5. Scraping Off Article 377, 2018

India, in 2018, won a hard battle with homosexuality, as the Supreme Court abolished Section 377- the controversial law that criminalised gay sex in the country. Not only did it strike down a 158-year-old controversial legal provision of section 377, thus legitimizing same-sex relationships, it also signalled an end to prejudice against the lesbian, gay, bisexual, transgender and queer (LGBTQ+) community that has bedevilled India. The judgement marked the end of the first leg of the long-drawn battle for social legitimacy by the community. However, other issues such as same sex marriage, inheritance of property and civil rights are yet to receive legal sanction.

6. Ban On Instant Triple Talaaq, 2017

In a major victory for women’s rights, India’s apex court ruled the practice of instant divorce in Islam unconstitutional. And in 2019, India’s Parliament approved a bill, making the practice of instant divorce or ‘triple talaaq’ a criminal offence. The ban definitely came as a strong step taken in favour of those fierce and powerful women who defied male chauvinism.

7. Women To Drive Movement In Saudi Arabia, 2017

Until last summer, Saudi Arabia was the only country in the world where women weren’t allowed to drive- a policy that had been in place since 1957. But in September 2017, Saudi Arabia’s ruler, King Salman bin Abdulaziz al-Saud, issued a decree announcing that the nation’s women could drive June 24, 2018 onwards. This was an extraordinary moment for women in the kingdom as many had long fought for that right. And today tens of thousands of driver’s licenses are issued to Saudi women and a few driving schools catering to women have also popped up.

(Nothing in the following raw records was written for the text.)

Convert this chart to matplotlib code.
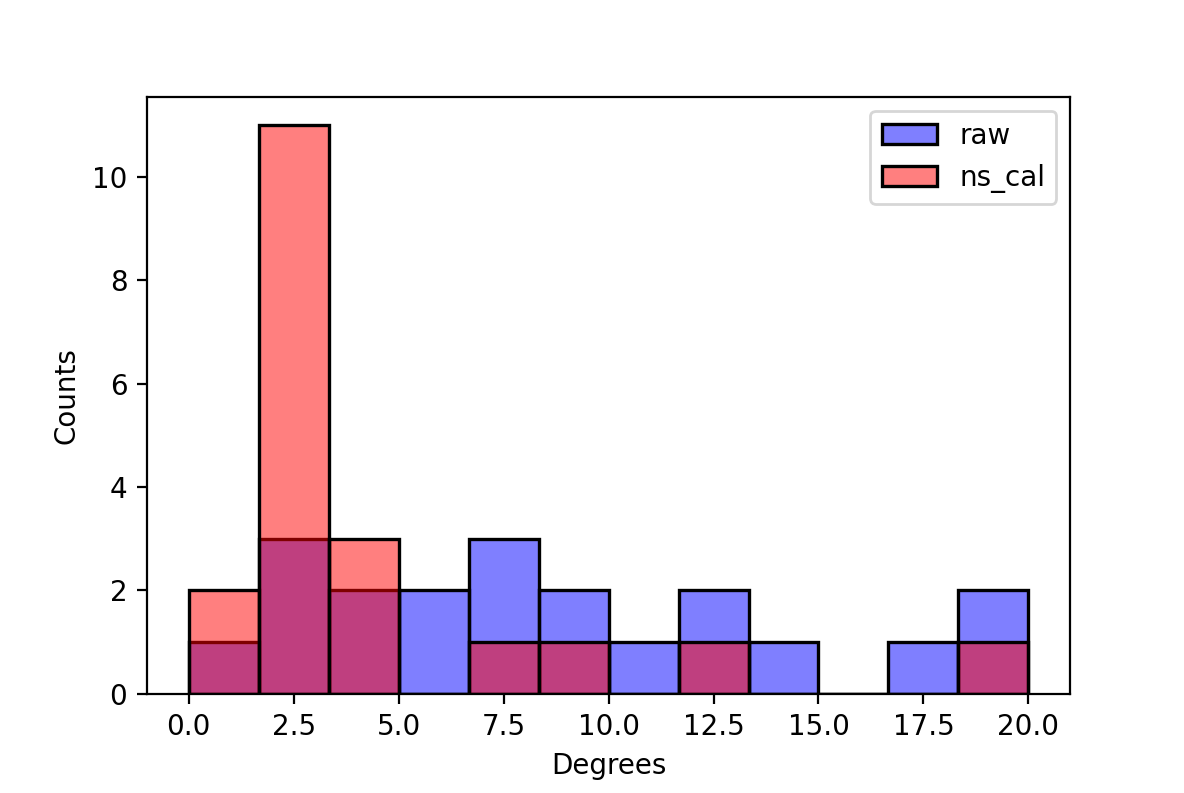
import numpy as np
import matplotlib
matplotlib.use('Agg')
import matplotlib.pyplot as plt

# histogram counts per bin (12 equal bins between 0 and 20 degrees)
bin_lo = 0.0
bin_hi = 20.0
n_bins = 12
raw_counts = [1, 3, 2, 2, 3, 2, 1, 2, 1, 0, 1, 2]
ns_cal_counts = [2, 11, 3, 0, 1, 1, 0, 1, 0, 0, 0, 1]

edges = np.linspace(bin_lo, bin_hi, n_bins + 1)
centers = (edges[:-1] + edges[1:]) / 2

fig = plt.figure(figsize=(5.92, 3.965), dpi=200)
ax = fig.add_subplot(111)
fig.subplots_adjust(left=0.124, right=0.904, top=0.878, bottom=0.125)

# face is see-through, edges stay solid black
ax.hist(centers, bins=edges, weights=raw_counts, facecolor=(0, 0, 1, 0.5),
        edgecolor='black', linewidth=1.2, label='raw')
ax.hist(centers, bins=edges, weights=ns_cal_counts, facecolor=(1, 0, 0, 0.5),
        edgecolor='black', linewidth=1.2, label='ns_cal')

ax.set_xlabel('Degrees')
ax.set_ylabel('Counts')
ax.legend()

plt.savefig('out.png', dpi=200)
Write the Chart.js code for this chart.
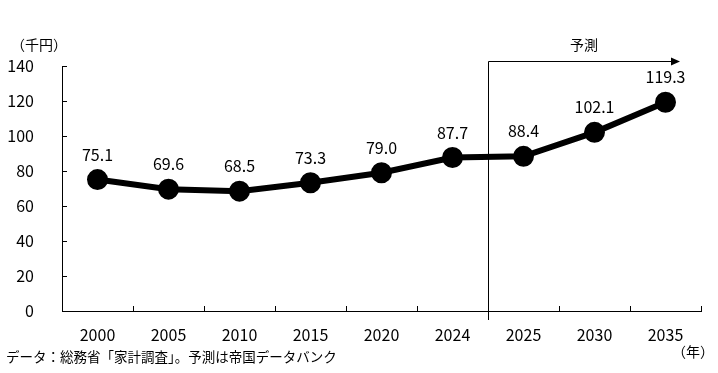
<!DOCTYPE html>
<html>
<head>
<meta charset="utf-8">
<script src="https://cdn.jsdelivr.net/npm/chart.js@4/dist/chart.umd.min.js"></script>
<style>
  body { margin: 0; background: #fff; }
  #wrap { width: 718px; height: 373px; }
</style>
</head>
<body>
<div id="wrap"><canvas id="grafico"></canvas></div>
<script>
const anos = ['2000', '2005', '2010', '2015', '2020', '2024', '2025', '2030', '2035'];
const valores = [75.1, 69.6, 68.5, 73.3, 79.0, 87.7, 88.4, 102.1, 119.3];
const ticks_y = [0, 20, 40, 60, 80, 100, 120, 140];
const inicio_previsao = 6; // indice de 2025

const fonte = '"Noto Sans CJK JP", "Noto Sans", sans-serif';

// desenha ticks internos, rotulos, linha de previsao e textos
const extras = {
    id: 'extras',
    afterDatasetsDraw(chart) {
        const ctx = chart.ctx;
        const xs = chart.scales.x;
        const ys = chart.scales.y;
        const area = chart.chartArea;
        ctx.save();
        ctx.strokeStyle = '#000';
        ctx.lineWidth = 1;

        // ticks do eixo y
        ticks_y.forEach(v => {
            const y = Math.round(ys.getPixelForValue(v)) + 0.5;
            ctx.beginPath();
            ctx.moveTo(area.left, y);
            ctx.lineTo(area.left + 5, y);
            ctx.stroke();
        });
        // ticks do eixo x (entre categorias)
        const passo = xs.getPixelForValue(1) - xs.getPixelForValue(0);
        for (let i = 1; i <= anos.length; i++) {
            const x = Math.round(xs.getPixelForValue(i) - passo / 2) + 0.5;
            ctx.beginPath();
            ctx.moveTo(x, area.bottom);
            ctx.lineTo(x, area.bottom - 5);
            ctx.stroke();
        }

        // linha de previsao com seta
        const xp = Math.round(xs.getPixelForValue(inicio_previsao) - passo / 2) + 0.5;
        const yTopo = 61.5;
        const xSeta = 680;
        ctx.beginPath();
        ctx.moveTo(xp, area.bottom + 9);
        ctx.lineTo(xp, yTopo);
        ctx.lineTo(xSeta - 6, yTopo);
        ctx.stroke();
        ctx.fillStyle = '#000';
        ctx.beginPath();
        ctx.moveTo(xSeta, yTopo);
        ctx.lineTo(xSeta - 9, yTopo - 4);
        ctx.lineTo(xSeta - 9, yTopo + 4);
        ctx.closePath();
        ctx.fill();

        ctx.font = '14px ' + fonte;
        ctx.textAlign = 'center';
        ctx.textBaseline = 'middle';
        ctx.fillText('予測', 584, 45);

        // rotulos dos valores
        ctx.font = '16px ' + fonte;
        const meta = chart.getDatasetMeta(0);
        meta.data.forEach((p, i) => {
            ctx.fillText(valores[i].toFixed(1), p.x, p.y - 25);
        });

        // unidades e fonte
        ctx.font = '14px ' + fonte;
        ctx.fillText('（千円）', 39, 45);
        ctx.fillText('（年）', 693, 352);
        ctx.font = '13.5px ' + fonte;
        ctx.textAlign = 'left';
        ctx.fillText('データ：総務省「家計調査」。予測は帝国データバンク', 6, 357);
        ctx.restore();
    }
};

const ctx = document.getElementById('grafico').getContext('2d');
const grafico = new Chart(ctx, {
    type: 'line',
    data: {
        labels: anos,
        datasets: [{
            data: valores,
            borderColor: '#000',
            backgroundColor: '#000',
            borderWidth: 6,
            pointRadius: 7.5,
            pointHoverRadius: 7.5,
            tension: 0
        }]
    },
    options: {
        responsive: true,
        maintainAspectRatio: false,
        animation: false,
        layout: { padding: { left: 0, right: 17, top: 66, bottom: 22 } },
        plugins: { legend: { display: false }, tooltip: { enabled: false } },
        scales: {
            x: {
                offset: true,
                grid: { display: false },
                border: { display: true, color: '#000', width: 1 },
                ticks: { color: '#000', font: { family: fonte, size: 16 }, padding: 6, maxRotation: 0 },
                afterFit(scale) { scale.height = 40; }
            },
            y: {
                min: 0,
                max: 140,
                grid: { display: false },
                border: { display: true, color: '#000', width: 1 },
                ticks: { stepSize: 20, color: '#000', font: { family: fonte, size: 16 }, padding: 20 },
                afterFit(scale) { scale.width = 62; }
            }
        }
    },
    plugins: [extras]
});
</script>
</body>
</html>
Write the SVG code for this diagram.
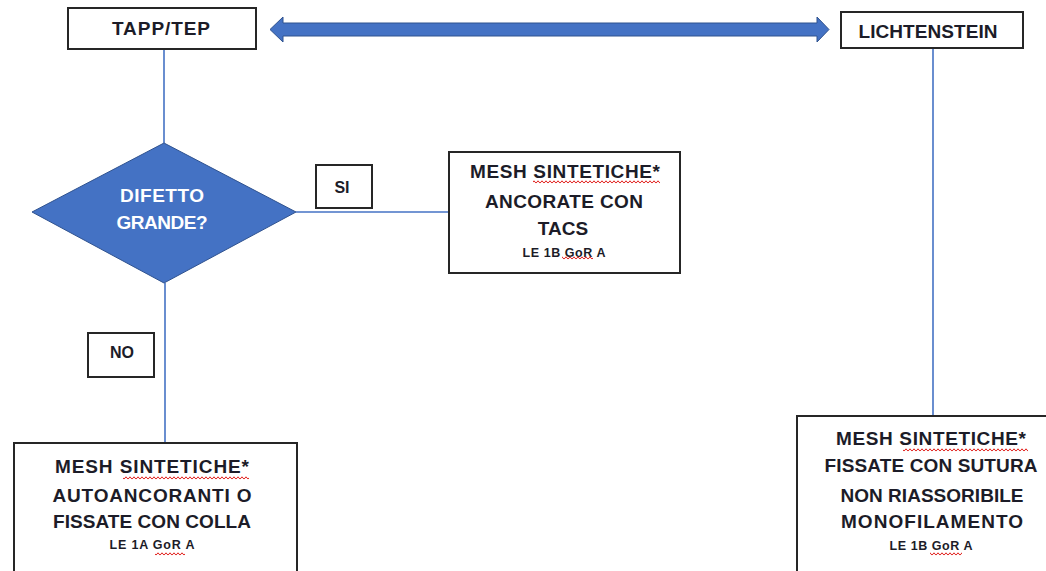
<svg xmlns="http://www.w3.org/2000/svg" width="1046" height="571" viewBox="0 0 1046 571">
  <style>
    .box { fill: #ffffff; stroke: #262626; stroke-width: 2; }
    .link { fill: none; stroke: #4472C4; stroke-width: 1.6; }
    .t { font-family: "Liberation Sans", Arial, sans-serif; font-weight: bold; fill: #1c1c28; text-anchor: middle; font-size: 19px; }
    .small { font-size: 12.5px; }
    .lbl { font-size: 16px; }
    .white { fill: #ffffff; }
    .wave { fill: url(#squiggle); }
  </style>
  <defs>
    <!-- red wavy spell-check underline -->
    <pattern id="squiggle" x="0" y="0" width="4" height="4" patternUnits="userSpaceOnUse">
      <path d="M0,3.2 L2,0.8 L4,3.2" fill="none" stroke="#e0201c" stroke-width="1"/>
    </pattern>
  </defs>

  <!-- connectors -->
  <g id="connectors">
    <line class="link" x1="164" y1="49" x2="164" y2="143"/>
    <line class="link" x1="296" y1="212" x2="449" y2="212"/>
    <line class="link" x1="165" y1="283" x2="165" y2="443"/>
    <line class="link" x1="933" y1="48" x2="933" y2="416"/>
    <!-- double-headed arrow between the two approaches -->
    <polygon points="270,29.5 283,17 283,23 817,23 817,17 829,29.5 817,42 817,36 283,36 283,42" fill="#4472C4" stroke="#2F528F" stroke-width="1"/>
  </g>

  <g id="tapp-tep">
    <rect class="box" x="68" y="8" width="188" height="41"/>
    <text class="t" x="161" y="35" textLength="98" lengthAdjust="spacing">TAPP/TEP</text>
  </g>

  <g id="lichtenstein">
    <rect class="box" x="841" y="12" width="182" height="36"/>
    <text class="t" x="928" y="38" textLength="139" lengthAdjust="spacing">LICHTENSTEIN</text>
  </g>

  <g id="difetto-grande">
    <polygon points="32,212 164,143 296,212 164,283" fill="#4472C4" stroke="#2F528F" stroke-width="1"/>
    <text class="t white" x="162" y="202" textLength="84" lengthAdjust="spacing">DIFETTO</text>
    <text class="t white" x="162" y="229" textLength="91" lengthAdjust="spacing">GRANDE?</text>
  </g>

  <g id="label-si">
    <rect class="box" x="316" y="165" width="56" height="43"/>
    <text class="t lbl" x="342" y="193">SI</text>
  </g>

  <g id="label-no">
    <rect class="box" x="88" y="333" width="66" height="44"/>
    <text class="t lbl" x="122" y="358">NO</text>
  </g>

  <g id="mesh-tacs">
    <rect class="box" x="449" y="152" width="231" height="121"/>
    <text class="t" x="565" y="178" textLength="190" lengthAdjust="spacing">MESH SINTETICHE*</text>
    <text class="t" x="564" y="208" textLength="158" lengthAdjust="spacing">ANCORATE CON</text>
    <text class="t" x="563" y="235">TACS</text>
    <text class="t small" x="564" y="257" textLength="83" lengthAdjust="spacing">LE 1B GoR A</text>
    <rect class="wave" x="533" y="180" width="127" height="4"/>
    <rect class="wave" x="562" y="256" width="31" height="4"/>
  </g>

  <g id="mesh-colla">
    <rect class="box" x="14" y="443" width="283" height="140"/>
    <text class="t" x="152" y="473" textLength="194" lengthAdjust="spacing">MESH SINTETICHE*</text>
    <text class="t" x="152" y="502" textLength="199" lengthAdjust="spacing">AUTOANCORANTI O</text>
    <text class="t" x="152" y="528" textLength="198" lengthAdjust="spacing">FISSATE CON COLLA</text>
    <text class="t small" x="152" y="549" textLength="85" lengthAdjust="spacing">LE 1A GoR A</text>
    <rect class="wave" x="123" y="476" width="126" height="4"/>
    <rect class="wave" x="155" y="552" width="30" height="4"/>
  </g>

  <g id="mesh-sutura">
    <rect class="box" x="797" y="416" width="260" height="170"/>
    <text class="t" x="931" y="445" textLength="190" lengthAdjust="spacing">MESH SINTETICHE*</text>
    <text class="t" x="931" y="472" textLength="213" lengthAdjust="spacing">FISSATE CON SUTURA</text>
    <text class="t" x="932" y="502" textLength="183" lengthAdjust="spacing">NON RIASSORIBILE</text>
    <text class="t" x="932" y="528" textLength="182" lengthAdjust="spacing">MONOFILAMENTO</text>
    <text class="t small" x="931" y="550" textLength="83" lengthAdjust="spacing">LE 1B GoR A</text>
    <rect class="wave" x="903" y="448" width="125" height="4"/>
    <rect class="wave" x="930" y="552" width="32" height="4"/>
  </g>
</svg>
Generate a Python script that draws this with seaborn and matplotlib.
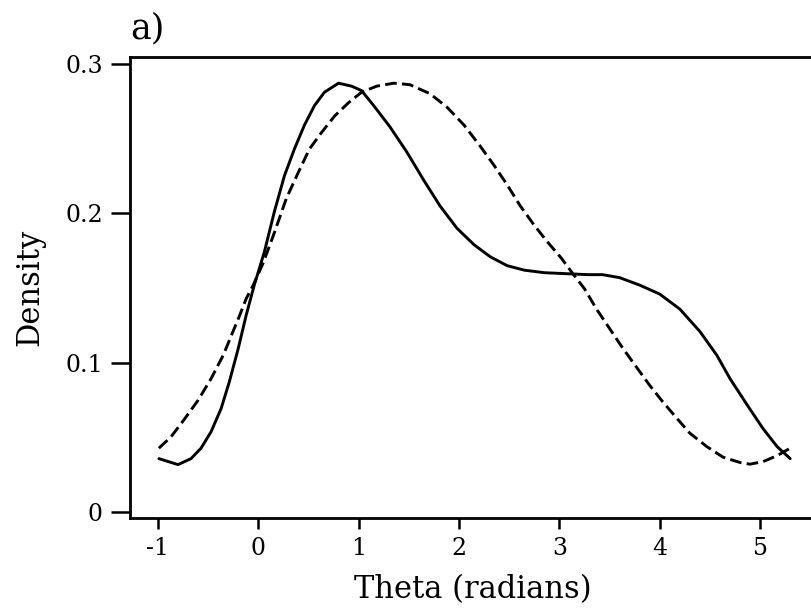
import numpy as np
import pandas as pd
import matplotlib
matplotlib.use("Agg")
import matplotlib.pyplot as plt
import seaborn as sns

# Kernel density estimate of the angles (solid)
theta_kde = [-0.99, -0.80, -0.67, -0.57, -0.47, -0.37, -0.29, -0.20, -0.12, -0.04,
             0.06, 0.16, 0.26, 0.36, 0.46, 0.56, 0.66, 0.80, 0.93, 1.03,
             1.15, 1.31, 1.48, 1.65, 1.81, 1.98, 2.15, 2.31, 2.48, 2.65,
             2.85, 3.05, 3.28, 3.43, 3.60, 3.80, 4.00, 4.20, 4.40, 4.57,
             4.70, 4.87, 5.03, 5.17, 5.30]
density_kde = [0.036, 0.032, 0.036, 0.043, 0.054, 0.0695, 0.087, 0.1095, 0.132, 0.152,
               0.174, 0.201, 0.225, 0.243, 0.259, 0.272, 0.281, 0.287, 0.285, 0.282,
               0.272, 0.258, 0.241, 0.222, 0.205, 0.190, 0.179, 0.171, 0.165, 0.162,
               0.1603, 0.1597, 0.159, 0.159, 0.157, 0.152, 0.146, 0.136, 0.121, 0.105,
               0.0895, 0.072, 0.056, 0.044, 0.036]

# Fitted model density (dashed)
theta_fit = [-0.99, -0.87, -0.74, -0.60, -0.47, -0.35, -0.27, -0.19, -0.12, -0.05,
             0.05, 0.16, 0.28, 0.40, 0.51, 0.63, 0.76, 0.90, 1.03, 1.18,
             1.35, 1.51, 1.71, 1.88, 2.05, 2.21, 2.35, 2.48, 2.61, 2.75,
             2.88, 3.02, 3.13, 3.25, 3.37, 3.50, 3.63, 3.77, 3.90, 4.03,
             4.17, 4.30, 4.47, 4.63, 4.80, 4.90, 5.03, 5.17, 5.30]
density_fit = [0.043, 0.0505, 0.062, 0.075, 0.0895, 0.105, 0.118, 0.131, 0.143, 0.152,
               0.167, 0.187, 0.210, 0.2275, 0.243, 0.254, 0.265, 0.274, 0.281, 0.285,
               0.287, 0.286, 0.280, 0.271, 0.259, 0.245, 0.232, 0.219, 0.205, 0.192,
               0.181, 0.170, 0.160, 0.1496, 0.136, 0.123, 0.110, 0.097, 0.085, 0.074,
               0.063, 0.053, 0.044, 0.037, 0.0334, 0.0323, 0.034, 0.038, 0.043]

x_ticks = [-1, 0, 1, 2, 3, 4, 5]
x_tick_labels = ["-1", "0", "1", "2", "3", "4", "5"]
y_ticks = [0, 0.1, 0.2, 0.3]
y_tick_labels = ["0", "0.1", "0.2", "0.3"]

df = pd.concat([
    pd.DataFrame({"theta": theta_kde, "density": density_kde, "curve": "kde"}),
    pd.DataFrame({"theta": theta_fit, "density": density_fit, "curve": "fit"}),
], ignore_index=True)

sns.set_style("ticks")
plt.rcParams["font.family"] = ["DejaVu Serif"]
plt.rcParams["text.color"] = "black"
plt.rcParams["axes.labelcolor"] = "black"

fig = plt.figure(figsize=(8.11, 6.09), dpi=100)
ax = fig.add_axes([0.1603, 0.1494, 0.845, 0.757])

sns.lineplot(data=df, x="theta", y="density", hue="curve", style="curve",
             palette={"kde": "black", "fit": "black"},
             dashes={"kde": "", "fit": (4, 1.8)},
             linewidth=2.1, sort=False, estimator=None, legend=False, ax=ax)
for line in ax.lines:
    line.set_solid_joinstyle("round")
    line.set_dash_joinstyle("round")

ax.set_xlim(-1.278, 5.55)
ax.set_ylim(-0.0037, 0.3045)
ax.set_xticks(x_ticks)
ax.set_xticklabels(x_tick_labels)
ax.set_yticks(y_ticks)
ax.set_yticklabels(y_tick_labels)

for side in ["left", "bottom", "top"]:
    ax.spines[side].set_linewidth(2.0)
    ax.spines[side].set_color("black")
ax.spines["right"].set_visible(False)

ax.tick_params(axis="both", colors="black", width=1.8, labelsize=17, pad=6)
ax.tick_params(axis="y", length=13.5)
ax.tick_params(axis="x", length=8)

ax.set_xlabel("Theta (radians)", fontsize=22, labelpad=10, color="black")
ax.set_ylabel("Density", fontsize=22, labelpad=14, color="black")
ax.set_title("a)", loc="left", fontsize=25, pad=13, color="black")

fig.savefig("out.png", dpi=100)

8. World, Landmarks Turn Orange, 2015

UN Women leads a worldwide campaign ‘OrangeTheWorld’ during the civil-society-led 16 Days of Activism against Gender-Based Violence to symbolize a brighter future without violence against women and girls. In a show of solidarity, landmarks in all corners of the globe turn orange, including India Gate in India, the Niagara Falls in Canada and USA, Petra in Jordan, Table Mountain in South Africa, the National Monument in Pakistan, the European Parliament in France and the Presidential Palane in Brazil, among many others.

9. Ireland First To Legalize Same-Sex Marriage, 2015

Ireland made history in 2015 by becoming the first country in the world to legalize same-sex marriage through a national popular vote. Some 62% of the Irish Republic’s electorate voted in favour of gay marriage, making the bond of love stronger than ever.

10. Hen- Sweden’s Gender-Neutral Pronoun, 2014

Sweden always manages to beat everyone when it comes to gender equality. In yet another iconic moment, the country came up with the word ‘hen’ as a gender-neutral pronoun. This is part of Sweden’s effort to lead the gender-neutral feminist revolution, and hence introduced the word to stand in for ‘han’ (he) or ‘hon’ (she).